Tout d'abord, la psychothérapie ne s'enseigne aujourd'hui que dans des institutions ou des écoles privées. En outre, comment allons-nous les agréer, et sur quels critères ? Comment allez-vous justifier que certaines de ces écoles, qui sont à la limite de la pratique sectaire sans que, pour autant, nous ayons des preuves, puissent être non reconnues ? Je rappelle que toutes ces questions sont renvoyées à un décret, et je ne crois pas non plus que les décrets relatifs à l'ostéopathie et à la chiropraxie soient encore parus. Je dois vous dire que je suis incapable, comme toutes les personnes que j'ai rencontrées, de définir les critères permettant d'agréer les 500 écoles ou instituts qui, moyennant de très fortes sommes, prétendent délivrer un diplôme de psychothérapeute. Engager le ministère de la santé à valider une école privée de psychothérapie, sachant la fragilité des critères d'appréciation, cela me semble être difficile : je ne dis pas que cela constitue une mauvaise idée, mais je suis très dubitatif quant à la faisabilité de cette logique. Le programme et la nature des épreuves pour délivrer de tels diplômes sont fixés par voie réglementaire : quel peut être le programme, quelles peuvent être les études et les épreuves dans le cadre d'un programme d'études pour la psychothérapie ? Franchement, je ne le sais pas. Si, d'aventure, vous parveniez à établir de telles données, je dois vous dire que vous nous faciliteriez grandement la tâche. Pour le moment, personnellement, je suis totalement incapable de vous répondre.

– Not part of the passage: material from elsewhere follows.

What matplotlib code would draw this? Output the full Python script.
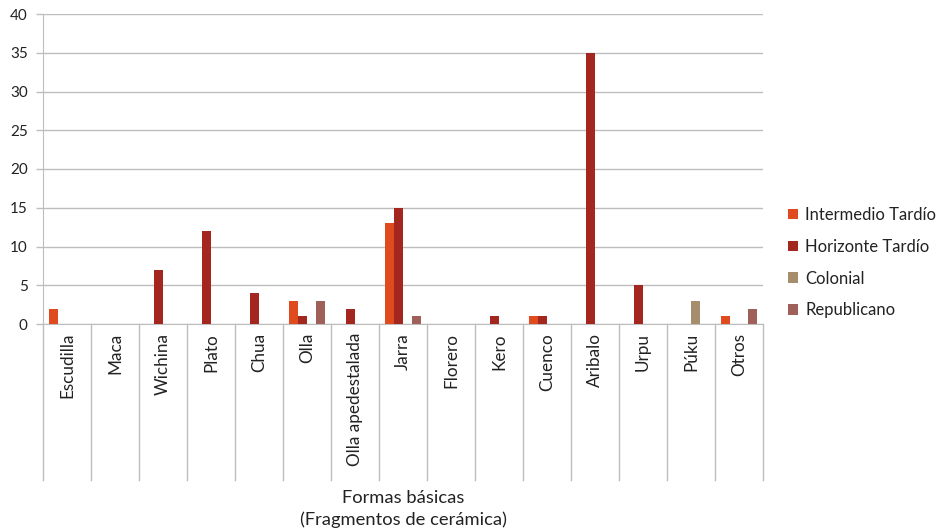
import matplotlib
matplotlib.use("Agg")
import matplotlib.pyplot as plt
import numpy as np
from matplotlib.patches import Patch

plt.rcParams['font.family'] = ['Lato', 'DejaVu Sans']

categories = ["Escudilla", "Maca", "Wichina", "Plato", "Chua", "Olla",
              "Olla apedestalada", "Jarra", "Florero", "Kero", "Cuenco",
              "Aribalo", "Urpu", "Púku", "Otros"]
series_names = ["Intermedio Tardío", "Horizonte Tardío", "Colonial", "Republicano"]
intermedio = [2, 0, 0, 0, 0, 3, 0, 13, 0, 0, 1, 0, 0, 0, 1]
horizonte  = [0, 0, 7, 12, 4, 1, 2, 15, 0, 1, 1, 35, 5, 0, 0]
colonial   = [0, 0, 0, 0, 0, 0, 0, 0, 0, 0, 0, 0, 0, 3, 0]
republicano = [0, 0, 0, 0, 0, 3, 0, 1, 0, 0, 0, 0, 0, 0, 2]
yticks = [0, 5, 10, 15, 20, 25, 30, 35, 40]
xlabel = "Formas básicas\n(Fragmentos de cerámica)"

colors = ["#E04A1F", "#A3261F", "#A68E6C", "#A0605A"]
series = [intermedio, horizonte, colonial, republicano]

W, H = 936, 532
fig = plt.figure(figsize=(W / 100, H / 100), dpi=100)
x0, x1, ytop, ybot = 43, 763, 14, 324
ax = fig.add_axes([x0 / W, (H - ybot) / H, (x1 - x0) / W, (ybot - ytop) / H])

n = len(categories)
bw = 9 / 48
off = 6 / 48
x = np.arange(n)
for k, (vals, c) in enumerate(zip(series, colors)):
    pos = x + off + k * bw + bw / 2
    v = np.array(vals, dtype=float)
    mask = v > 0
    ax.bar(pos[mask], v[mask], width=bw, color=c, zorder=3, linewidth=0)

ax.set_xlim(0, n)
ax.set_ylim(0, 40)
ax.set_yticks(yticks)
ax.set_yticklabels([str(t) for t in yticks], fontsize=11, color="#222222")
ax.yaxis.grid(True, color="#BDBDBD", linewidth=1.0, zorder=0)
ax.tick_params(axis='y', length=5, color="#BDBDBD", width=1.0, pad=6)
ax.set_xticks([])
for s in ["top", "right"]:
    ax.spines[s].set_visible(False)
ax.spines["left"].set_color("#BDBDBD")
ax.spines["bottom"].set_color("#BDBDBD")

# category table lines and labels
trans = matplotlib.transforms.blended_transform_factory(ax.transData, ax.transAxes)
ylow = -(480 - ybot) / (ybot - ytop)
for i in range(n + 1):
    ax.plot([i, i], [0, ylow], transform=trans, color="#BDBDBD", linewidth=1.0,
            clip_on=False, zorder=1)
lab_top = -(333 - ybot) / (ybot - ytop)
for i, cat in enumerate(categories):
    ax.text(i + 0.5, lab_top, cat, transform=trans, rotation=90, ha='center',
            va='top', fontsize=12.3, color="#222222")

fig.text((x0 + x1) / 2 / W, 1 - 509 / H, xlabel, ha='center', va='center',
         fontsize=13.2, color="#222222", linespacing=1.4)

handles = [Patch(facecolor=c, edgecolor='none') for c in colors]
leg = ax.legend(handles, series_names, loc='center left',
                bbox_to_anchor=(1.025, 0.198), frameon=False, fontsize=12,
                handlelength=0.6, handleheight=0.6, handletextpad=0.45,
                labelspacing=0.95, borderaxespad=0)
for t in leg.get_texts():
    t.set_color("#222222")

fig.savefig("out.png", dpi=100)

M. le PRÉSIDENT - Nous avions posé ces questions à l'époque au ministre de la santé. Nous lui avions demandé comment il allait agir pour reconnaître un programme, des conditions de passage d'un diplôme, et il nous avait répondu que cela ne concernait que lui-même, et non le Sénat. Effectivement, le dispositif existe, mais il est important de pouvoir vérifier les compétences de celui qui exerce. Vous posez maintenant la question au législateur, mais je crois, dans le cas présent, que le problème est d'ordre réglementaire. En effet, le législateur est là pour s'assurer que celui qui se dit thérapeute a effectivement les moyens de l'être, et les capacités d'exercer. Nous ne disons pas quelles sont les conditions dans lesquelles le pouvoir réglementaire doit s'assurer que l'enseignement est correctement donné. Or, en ce qui concerne les chiropracteurs et les ostéopathes, il n'y avait aucune école publique, aucun diplôme reconnu. Dans le cas présent, nous sommes exactement dans la même situation : si nous demandons le retrait de l'amendement Accoyer, nous resterions dans la situation existante, en nous contentant d'une grande déclaration d'intention qui n'apportera rien. Nous pouvons également agir comme nous l'avons fait par le passé avec les chiropracteurs et les ostéopathes en demandant au Gouvernement quand, d'un point de vue réglementaire, il sera capable d'agir.